The Gist
- Genre: Daily news show
- Running time: Approximately 25 to 40 minutes
- Country of origin: United States
- Language: English
- Hosted by: Mike Pesca
- Produced by: Joel Patterson (Sr.); Corey Wara (Asst.); Mary Wilson (former); Andrea Silensi (former);
- Executive producer: Andy Bowers (former)
- Recording studio: New York City
- Original release: May 2014 – present
- Audio format: Stereophonic/MP3
- Website: www.mikepesca.com/thegist

= The Gist =

News podcast

The Gist is an American daily news podcast hosted by Mike Pesca. The show was originally produced by Slate magazine starting in May 2014 and was suspended by Slate on February 22, 2021. A year later, Pesca relaunched the podcast under his independent production company, Peach Fish Productions.

==Podcast==
The show typically starts with a short solo discussion by Pesca of an issue in the news, continues with an interview with an expert or author, and concludes with a "spiel", which is a short op-ed by Pesca on some topic that may or may not have already been discussed in the podcast. Beyond issues of current events and politics, a notable focus of the Gist is on the quality of arguments and use of wordplay.

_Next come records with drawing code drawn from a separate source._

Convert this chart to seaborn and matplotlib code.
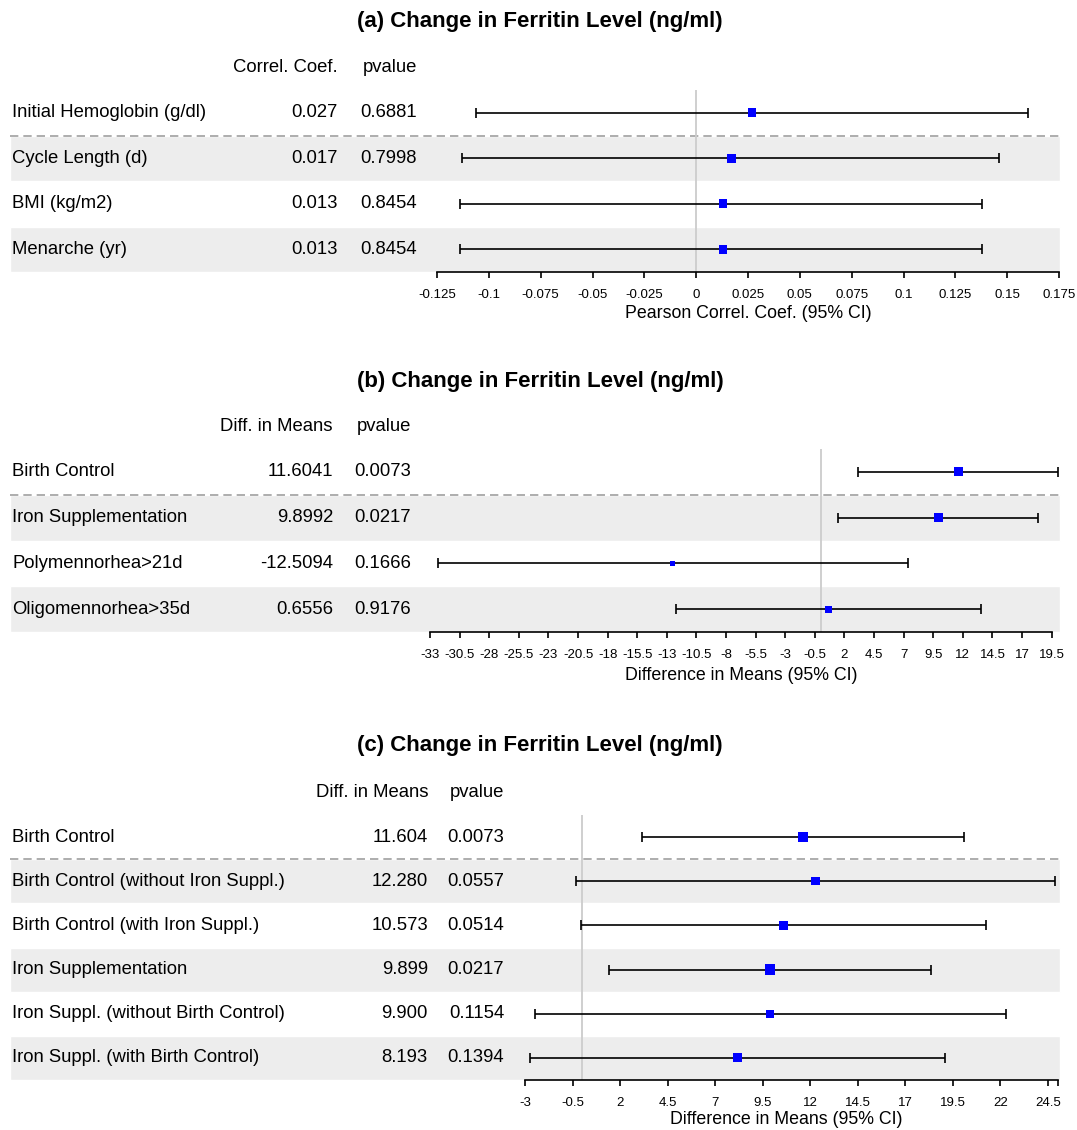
import numpy as np
import matplotlib
matplotlib.use("Agg")
import matplotlib.pyplot as plt
import seaborn as sns

# panel (a): correlations
a_labels = ["Initial Hemoglobin (g/dl)", "Cycle Length (d)", "BMI (kg/m2)", "Menarche (yr)"]
a_est = [0.027, 0.017, 0.013, 0.013]
a_lo = [-0.106, -0.113, -0.114, -0.114]
a_hi = [0.160, 0.146, 0.138, 0.138]
a_coef_txt = ["0.027", "0.017", "0.013", "0.013"]
a_pval_txt = ["0.6881", "0.7998", "0.8454", "0.8454"]
a_ticks = ["-0.125", "-0.1", "-0.075", "-0.05", "-0.025", "0", "0.025", "0.05",
           "0.075", "0.1", "0.125", "0.15", "0.175"]

# panel (b): difference in means
b_labels = ["Birth Control", "Iron Supplementation", "Polymennorhea>21d", "Oligomennorhea>35d"]
b_est = [11.6041, 9.8992, -12.5094, 0.6556]
b_lo = [3.14, 1.46, -32.3, -12.26]
b_hi = [20.06, 18.34, 7.35, 13.57]
b_diff_txt = ["11.6041", "9.8992", "-12.5094", "0.6556"]
b_pval_txt = ["0.0073", "0.0217", "0.1666", "0.9176"]
b_ticks = ["-33", "-30.5", "-28", "-25.5", "-23", "-20.5", "-18", "-15.5", "-13", "-10.5",
           "-8", "-5.5", "-3", "-0.5", "2", "4.5", "7", "9.5", "12", "14.5", "17", "19.5"]

# panel (c): difference in means, subgroups
c_labels = ["Birth Control", "Birth Control (without Iron Suppl.)", "Birth Control (with Iron Suppl.)",
            "Iron Supplementation", "Iron Suppl. (without Birth Control)", "Iron Suppl. (with Birth Control)"]
c_est = [11.604, 12.280, 10.573, 9.899, 9.900, 8.193]
c_lo = [3.15, -0.31, -0.08, 1.44, -2.46, -2.73]
c_hi = [20.1, 24.88, 21.25, 18.38, 22.29, 19.1]
c_diff_txt = ["11.604", "12.280", "10.573", "9.899", "9.900", "8.193"]
c_pval_txt = ["0.0073", "0.0557", "0.0514", "0.0217", "0.1154", "0.1394"]
c_ticks = ["-3", "-0.5", "2", "4.5", "7", "9.5", "12", "14.5", "17", "19.5", "22", "24.5"]

# marker areas (weight boxes)
a_sizes = [38, 38, 38, 38]
b_sizes = [40, 42, 16, 24]
c_sizes = [54, 36, 42, 54, 32, 42]

sns.set_theme(style="white", rc={"text.color": "black", "axes.labelcolor": "black",
                                 "xtick.color": "black", "axes.edgecolor": "black"})
plt.rcParams["font.family"] = ["Liberation Sans", "DejaVu Sans"]

W, H = 1077, 1130
fig = plt.figure(figsize=(W / 100, H / 100), dpi=100)


def px_axes(left, top, right, bottom):
    return fig.add_axes([left / W, 1 - bottom / H, (right - left) / W, (bottom - top) / H])


def panel(title, title_y, labels, est, lo, hi, sizes, head1, col1, col2, x1, x2,
          tick_txt, xlim, px_first, px_last, top, bottom, xlabel, xlabel_y, end_tick=None):
    n = len(labels)
    rows = np.arange(n)
    est = np.array(est)

    fig.text(540 / W, 1 - title_y / H, title, ha="center", va="center",
             fontsize=16, fontweight="bold")

    # background: bands, separator, text table
    bg = px_axes(0, top, W, bottom)
    bg.set_xlim(0, W)
    bg.set_ylim(n - 0.5, -0.5)
    bg.axis("off")
    shaded = rows[1::2]
    bg.barh(shaded, 1050, left=10, height=1, color="#ededed", zorder=0)
    bg.plot([10, 1060], [0.5, 0.5], ls=(0, (5, 3)), color="#a0a0a0", lw=1.2, zorder=1)
    for i in rows:
        bg.text(12, i, labels[i], ha="left", va="center", fontsize=13.3)
        bg.text(x1, i, col1[i], ha="right", va="center", fontsize=13.3)
        bg.text(x2, i, col2[i], ha="right", va="center", fontsize=13.3)
    bg.text(x1, -1, head1, ha="right", va="center", fontsize=13.3)
    bg.text(x2, -1, "pvalue", ha="right", va="center", fontsize=13.3)

    # forest part
    tick_vals = [float(t) for t in tick_txt]
    scale = (px_last - px_first) / (tick_vals[-1] - tick_vals[0])
    left_px = px_first + (xlim[0] - tick_vals[0]) * scale
    right_px = px_first + (xlim[1] - tick_vals[0]) * scale
    ax = px_axes(left_px, top, right_px, bottom)
    ax.patch.set_alpha(0)
    ax.axvline(0, color="#cccccc", lw=1.3, zorder=0)
    ax.errorbar(est, rows, xerr=[est - np.array(lo), np.array(hi) - est], fmt="none",
                ecolor="black", elinewidth=1.2, capsize=3.5, capthick=1.2, zorder=2)
    sns.scatterplot(x=est, y=rows, marker="s", s=sizes, color="#0000ff",
                    linewidth=0, ax=ax, zorder=3, legend=False)
    ax.set_xlim(*xlim)
    ax.set_ylim(n - 0.5, -0.5)
    ax.set_yticks([])
    ax.set_ylabel("")
    for s in ["top", "left", "right"]:
        ax.spines[s].set_visible(False)
    ax.spines["bottom"].set_linewidth(1.2)
    ticks = list(tick_vals)
    labs = list(tick_txt)
    if end_tick is not None:
        ticks.append(end_tick)
        labs.append("")
    ax.spines["bottom"].set_bounds(tick_vals[0], ticks[-1])
    ax.set_xticks(ticks)
    ax.set_xticklabels(labs)
    ax.tick_params(axis="x", direction="out", length=4.5, width=1.2, pad=7.5,
                   labelsize=9.5, bottom=True)
    ax.set_xlabel(xlabel, fontsize=12.8)
    ax.xaxis.label.set_va("center")
    ax.xaxis.set_label_coords(0.5 * (px_first + px_last - 2 * left_px) / (right_px - left_px),
                              -(xlabel_y - bottom) / (bottom - top))


panel("(a) Change in Ferritin Level (ng/ml)", 21, a_labels, a_est, a_lo, a_hi, a_sizes,
      "Correl. Coef.", a_coef_txt, a_pval_txt, 338, 417,
      a_ticks, (-0.125, 0.175), 437, 1059, 90, 272,
      "Pearson Correl. Coef. (95% CI)", 314)

panel("(b) Change in Ferritin Level (ng/ml)", 381, b_labels, b_est, b_lo, b_hi, b_sizes,
      "Diff. in Means", b_diff_txt, b_pval_txt, 333, 411,
      b_ticks, (-33, 20.3), 430, 1051.7, 449, 632,
      "Difference in Means (95% CI)", 675)

panel("(c) Change in Ferritin Level (ng/ml)", 745, c_labels, c_est, c_lo, c_hi, c_sizes,
      "Diff. in Means", c_diff_txt, c_pval_txt, 428, 504,
      c_ticks, (-3, 25.1), 525, 1047.8, 815, 1080,
      "Difference in Means (95% CI)", 1120, end_tick=25.04)

fig.savefig("out.png", dpi=100)
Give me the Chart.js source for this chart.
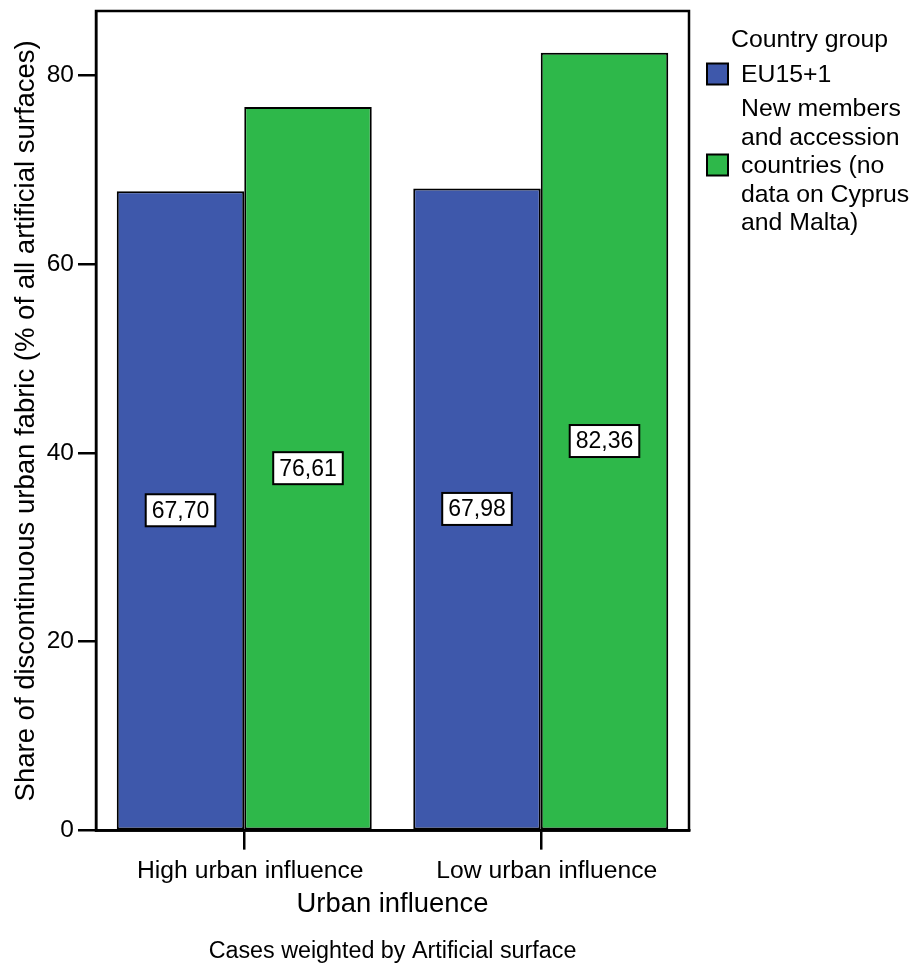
<!DOCTYPE html>
<html>
<head>
<meta charset="utf-8">
<script src="https://cdn.jsdelivr.net/npm/chart.js@4/dist/chart.umd.min.js"></script>
<style>
  html, body { margin: 0; padding: 0; background: #fff; }
  #wrap { width: 916px; height: 967px; }
</style>
</head>
<body>
<div id="wrap"><canvas id="chart" width="916" height="967"></canvas></div>
<script>
// Categories on the x axis
const categories = ['High urban influence', 'Low urban influence'];
// Legend title and series names (legend lines)
const legendTitle = 'Country group';
const seriesNames = [
  ['EU15+1'],
  ['New members', 'and accession', 'countries (no', 'data on Cyprus', 'and Malta)']
];
// Share of discontinuous urban fabric, % of all artificial surfaces
const eu15Values = [67.70, 67.98];
const newMemberValues = [76.61, 82.36];
// Y axis ticks
const yTicks = [0, 20, 40, 60, 80];

const FONT = '"Liberation Sans", Arial, Helvetica, sans-serif';
const BLUE = 'rgb(62,88,171)';
const GREEN = 'rgb(46,184,74)';
const LINE = 2.5;

Chart.defaults.font.family = FONT;
Chart.defaults.color = '#000';

// White page background
const bgPlugin = {
  id: 'bg',
  beforeDraw(chart) {
    const ctx = chart.ctx;
    ctx.save();
    ctx.fillStyle = '#fff';
    ctx.fillRect(0, 0, chart.width, chart.height);
    ctx.restore();
  }
};

// Box around the plotting area
const framePlugin = {
  id: 'frame',
  afterDatasetsDraw(chart) {
    const { ctx, chartArea: a } = chart;
    ctx.save();
    ctx.strokeStyle = '#000';
    ctx.lineWidth = LINE;
    ctx.strokeRect(a.left, a.top, a.right - a.left, a.bottom - a.top);
    ctx.restore();
  }
};

// Boxed value labels in the middle of each bar
const valueLabelPlugin = {
  id: 'valueLabels',
  afterDatasetsDraw(chart) {
    const ctx = chart.ctx;
    ctx.save();
    ctx.font = '23px ' + FONT;
    ctx.textAlign = 'center';
    ctx.textBaseline = 'middle';
    chart.data.datasets.forEach((ds, di) => {
      const meta = chart.getDatasetMeta(di);
      meta.data.forEach((bar, i) => {
        const text = ds.data[i].toFixed(2).replace('.', ',');
        const cx = bar.x;
        const cy = (bar.y + bar.base) / 2;
        const w = ctx.measureText(text).width + 12;
        const h = 32;
        ctx.fillStyle = '#fff';
        ctx.fillRect(cx - w / 2, cy - h / 2, w, h);
        ctx.strokeStyle = '#000';
        ctx.lineWidth = 2;
        ctx.strokeRect(cx - w / 2, cy - h / 2, w, h);
        ctx.fillStyle = '#000';
        ctx.fillText(text, cx, cy + 1);
      });
    });
    ctx.restore();
  }
};

// Legend with title and multi-line entries, right of the plot
const groupLegendPlugin = {
  id: 'groupLegend',
  afterDraw(chart) {
    const { ctx, chartArea: a } = chart;
    const lineH = 28.5;
    ctx.save();
    ctx.font = '24.8px ' + FONT;
    ctx.fillStyle = '#000';
    ctx.textAlign = 'left';
    ctx.textBaseline = 'alphabetic';
    ctx.fillText(legendTitle, a.right + 42, 47);
    let baseline = 82;
    chart.data.datasets.forEach((ds, di) => {
      const lines = seriesNames[di];
      const first = baseline;
      lines.forEach((ln, k) => {
        ctx.fillStyle = '#000';
        ctx.fillText(ln, a.right + 52, first + k * lineH);
      });
      const last = first + (lines.length - 1) * lineH;
      const boxC = (first + last) / 2 - 8;
      ctx.fillStyle = ds.backgroundColor;
      ctx.fillRect(a.right + 18, boxC - 10.5, 21, 21);
      ctx.strokeStyle = '#000';
      ctx.lineWidth = 2;
      ctx.strokeRect(a.right + 18, boxC - 10.5, 21, 21);
      baseline = last + lineH + 5.5;
    });
    ctx.restore();
  }
};

new Chart(document.getElementById('chart'), {
  type: 'bar',
  data: {
    labels: categories,
    datasets: [
      {
        label: seriesNames[0].join(' '),
        data: eu15Values,
        backgroundColor: BLUE,
        borderColor: '#000',
        borderWidth: 2,
        borderSkipped: false
      },
      {
        label: seriesNames[1].join(' '),
        data: newMemberValues,
        backgroundColor: GREEN,
        borderColor: '#000',
        borderWidth: 2,
        borderSkipped: false
      }
    ]
  },
  options: {
    responsive: false,
    animation: false,
    devicePixelRatio: 1,
    categoryPercentage: 0.86,
    barPercentage: 1.0,
    layout: { padding: { left: 0, right: 227, top: 11, bottom: 0 } },
    plugins: {
      legend: { display: false },
      tooltip: { enabled: false },
      subtitle: {
        display: true,
        position: 'bottom',
        fullSize: false,
        text: 'Cases weighted by Artificial surface',
        color: '#000',
        font: { size: 23.3, weight: 'normal' },
        padding: { top: 0, bottom: 1 }
      }
    },
    scales: {
      x: {
        offset: true,
        grid: {
          display: true,
          offset: false,
          drawOnChartArea: false,
          drawTicks: true,
          tickLength: 19,
          color: '#000',
          lineWidth: LINE
        },
        border: { display: true, color: '#000', width: LINE },
        ticks: { color: '#000', font: { size: 24.7 }, padding: 7, labelOffset: 6, maxRotation: 0, autoSkip: false },
        title: {
          display: true,
          text: 'Urban influence',
          color: '#000',
          font: { size: 27.4 },
          padding: { top: 0, bottom: 17.5 }
        },
        afterFit(scale) {
          scale.height = 107.4;
          scale.paddingLeft = 0;
          scale.paddingRight = 0;
        }
      },
      y: {
        min: 0,
        max: 86.77,
        grid: {
          display: true,
          drawOnChartArea: false,
          drawTicks: true,
          tickLength: 18,
          color: '#000',
          lineWidth: LINE
        },
        border: { display: true, color: '#000', width: LINE },
        ticks: { color: '#000', font: { size: 24.5 }, padding: 4 },
        afterBuildTicks(scale) { scale.ticks = yTicks.map(v => ({ value: v })); },
        title: {
          display: true,
          text: 'Share of discontinuous urban fabric (% of all artificial surfaces)',
          color: '#000',
          font: { size: 27.5 },
          padding: { top: 10, bottom: 0 }
        },
        afterFit(scale) {
          scale.width = 96;
          scale.paddingTop = 0;
          scale.paddingBottom = 0;
        }
      }
    }
  },
  plugins: [bgPlugin, framePlugin, valueLabelPlugin, groupLegendPlugin]
});
</script>
</body>
</html>
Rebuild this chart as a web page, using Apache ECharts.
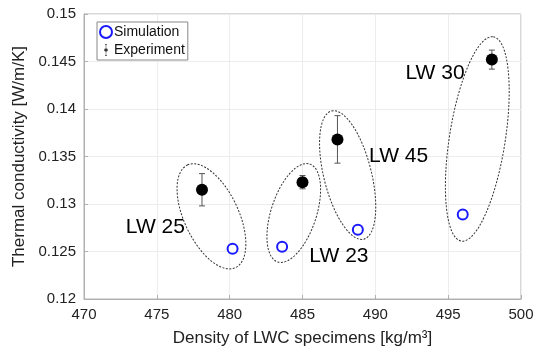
<!DOCTYPE html>
<html lang="en">
<head>
    <meta charset="UTF-8">
    <title>Thermal conductivity vs density</title>
    <script src="https://cdn.jsdelivr.net/npm/echarts@6/dist/echarts.min.js"></script>
    <style>
        html, body { margin: 0; padding: 0; background: #fff; }
    </style>
</head>
<body>
    <div id="chart" style="width: 540px;height: 352px;"></div>
</body>
<script type="text/javascript">
    // simulated values (density, conductivity)
    var simDensity = [480.2, 483.6, 488.8, 496.0];
    var simValue = [0.1253, 0.1255, 0.1273, 0.1289];

    // experiment values with error bars
    var expDensity = [478.1, 485.0, 487.4, 498.0];
    var expValue = [0.1315, 0.1323, 0.1368, 0.1452];
    var expError = [0.0017, 0.0007, 0.0025, 0.0010];

    // group labels and where they sit (data units)
    var groupNames = ['LW 25', 'LW 23', 'LW 45', 'LW 30'];
    var labelDensity = [474.9, 487.5, 491.6, 494.1];
    var labelValue = [0.1276, 0.1245, 0.1350, 0.1438];

    // ellipse major axis ends (data units) and minor/major ratio
    var ellTop = [[477.1, 0.1341], [485.5, 0.1342], [487.0, 0.1398], [498.1, 0.1476]];
    var ellBottom = [[480.4, 0.1233], [483.3, 0.1239], [489.2, 0.1263], [495.9, 0.1261]];
    var ellRatio = [0.48, 0.44, 0.36, 0.27];

    var fontName = 'Liberation Sans, Arial, sans-serif';
    var chart = echarts.init(document.getElementById('chart'));

    var simData = simDensity.map(function (d, i) { return [d, simValue[i]]; });
    var expData = expDensity.map(function (d, i) { return [d, expValue[i]]; });
    var errData = expDensity.map(function (d, i) {
        return [d, expValue[i] - expError[i], expValue[i] + expError[i]];
    });
    var labelData = groupNames.map(function (n, i) {
        return { name: n, value: [labelDensity[i], labelValue[i]] };
    });
    var ellData = ellTop.map(function (t, i) {
        return [t[0], t[1], ellBottom[i][0], ellBottom[i][1], ellRatio[i]];
    });

    var option = {
        animation: false,
        grid: {
            left: 84, right: 19, top: 14, bottom: 51,
            show: true, borderColor: '#b0b0b0', borderWidth: 1
        },
        legend: {
            left: 97, top: 22,
            orient: 'vertical',
            itemGap: 4,
            itemWidth: 12, itemHeight: 12,
            padding: [3, 3, 3, 2],
            borderColor: '#888', borderWidth: 1,
            backgroundColor: '#fff',
            textStyle: { fontFamily: fontName, fontSize: 14, color: '#111', padding: [0, 0, 0, -3] },
            data: [
                { name: 'Simulation', icon: 'emptyCircle' },
                { name: 'Experiment', icon: 'path://M4,0h2v0.6h-2z M4.8,0.6h0.4v10.8h-0.4z M4,11.4h2v0.6h-2z M5,4.3a1.7,1.7 0 1,0 0.01,0z' }
            ]
        },
        xAxis: {
            type: 'value',
            min: 470, max: 500, interval: 5,
            name: 'Density of LWC specimens [kg/m³]',
            nameLocation: 'middle',
            nameGap: 31,
            nameTextStyle: { fontFamily: fontName, fontSize: 17, color: '#222' },
            axisLine: { show: true, lineStyle: { color: '#b0b0b0' } },
            axisTick: { show: true, inside: true, length: 4, lineStyle: { color: '#b0b0b0' } },
            axisLabel: { fontFamily: fontName, fontSize: 15, color: '#222', margin: 8 },
            splitLine: { show: true, lineStyle: { color: '#ececec' } }
        },
        yAxis: {
            type: 'value',
            min: 0.12, max: 0.15, interval: 0.005,
            name: 'Thermal conductivity [W/m/K]',
            nameLocation: 'middle',
            nameGap: 43,
            nameTextStyle: { fontFamily: fontName, fontSize: 17, color: '#222' },
            axisLine: { show: true, lineStyle: { color: '#b0b0b0' } },
            axisTick: { show: true, inside: true, length: 4, lineStyle: { color: '#b0b0b0' } },
            axisLabel: { fontFamily: fontName, fontSize: 15, color: '#222', margin: 8 },
            splitLine: { show: true, lineStyle: { color: '#ececec' } }
        },
        series: [
            {
                type: 'custom',
                name: 'groups',
                silent: true,
                renderItem: function (params, api) {
                    var p1 = api.coord([api.value(0), api.value(1)]);
                    var p2 = api.coord([api.value(2), api.value(3)]);
                    var dx = p2[0] - p1[0], dy = p2[1] - p1[1];
                    var a = Math.sqrt(dx * dx + dy * dy) / 2;
                    return {
                        type: 'ellipse',
                        x: (p1[0] + p2[0]) / 2,
                        y: (p1[1] + p2[1]) / 2,
                        rotation: -Math.atan2(dy, dx),
                        shape: { cx: 0, cy: 0, rx: a, ry: a * api.value(4) },
                        style: { fill: 'none', stroke: '#333', lineWidth: 1, lineDash: [2, 1.5] }
                    };
                },
                data: ellData,
                z: 1
            },
            {
                type: 'custom',
                name: 'errors',
                silent: true,
                renderItem: function (params, api) {
                    var lo = api.coord([api.value(0), api.value(1)]);
                    var hi = api.coord([api.value(0), api.value(2)]);
                    var w = 3;
                    var st = { stroke: '#555', lineWidth: 1 };
                    return {
                        type: 'group',
                        children: [
                            { type: 'line', shape: { x1: lo[0], y1: lo[1], x2: hi[0], y2: hi[1] }, style: st },
                            { type: 'line', shape: { x1: lo[0] - w, y1: lo[1], x2: lo[0] + w, y2: lo[1] }, style: st },
                            { type: 'line', shape: { x1: hi[0] - w, y1: hi[1], x2: hi[0] + w, y2: hi[1] }, style: st }
                        ]
                    };
                },
                data: errData,
                z: 2
            },
            {
                name: 'Simulation',
                type: 'scatter',
                symbol: 'emptyCircle',
                symbolSize: 10,
                itemStyle: { color: '#1a1aff', borderWidth: 2, opacity: 1 },
                data: simData,
                z: 3
            },
            {
                name: 'Experiment',
                type: 'scatter',
                symbol: 'circle',
                symbolSize: 12,
                itemStyle: { color: '#000', opacity: 1 },
                data: expData,
                z: 3
            },
            {
                type: 'scatter',
                name: 'labels',
                symbolSize: 0,
                silent: true,
                itemStyle: { opacity: 1 },
                label: {
                    show: true,
                    position: 'inside',
                    formatter: '{b}',
                    fontFamily: fontName,
                    fontSize: 21,
                    color: '#000'
                },
                data: labelData,
                z: 4
            }
        ]
    };

    chart.setOption(option);
</script>
</html>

New episodes of the show are released afternoons daily during the week.

On the June 29, 2026, the episode opened with Mike announcing, "... in an announcement, a sad one that I did not want to make, The Gist as we know it is ending." He also indicated that the upcoming Thursday episode would be the last and further explications would be forthcoming.

The Gists average rating is 4.6 out of 5 on Apple Podcasts.

==Controversy==
Slate suspended Pesca and The Gist following a debate between Pesca and other Slate staff over a controversy involving journalist Donald G. McNeil. McNeil said the n-word “in the context of a conversation about racist language" during a New York Timess sponsored trip with students. Pesca opined that McNeil's conduct should not result in him being fired.

In early September 2021, the Washington Post reported that Pesca and Slate had “mutually agreed to part ways … As part of the arrangement, Pesca will take his podcast, 'The Gist,' to an independent platform.”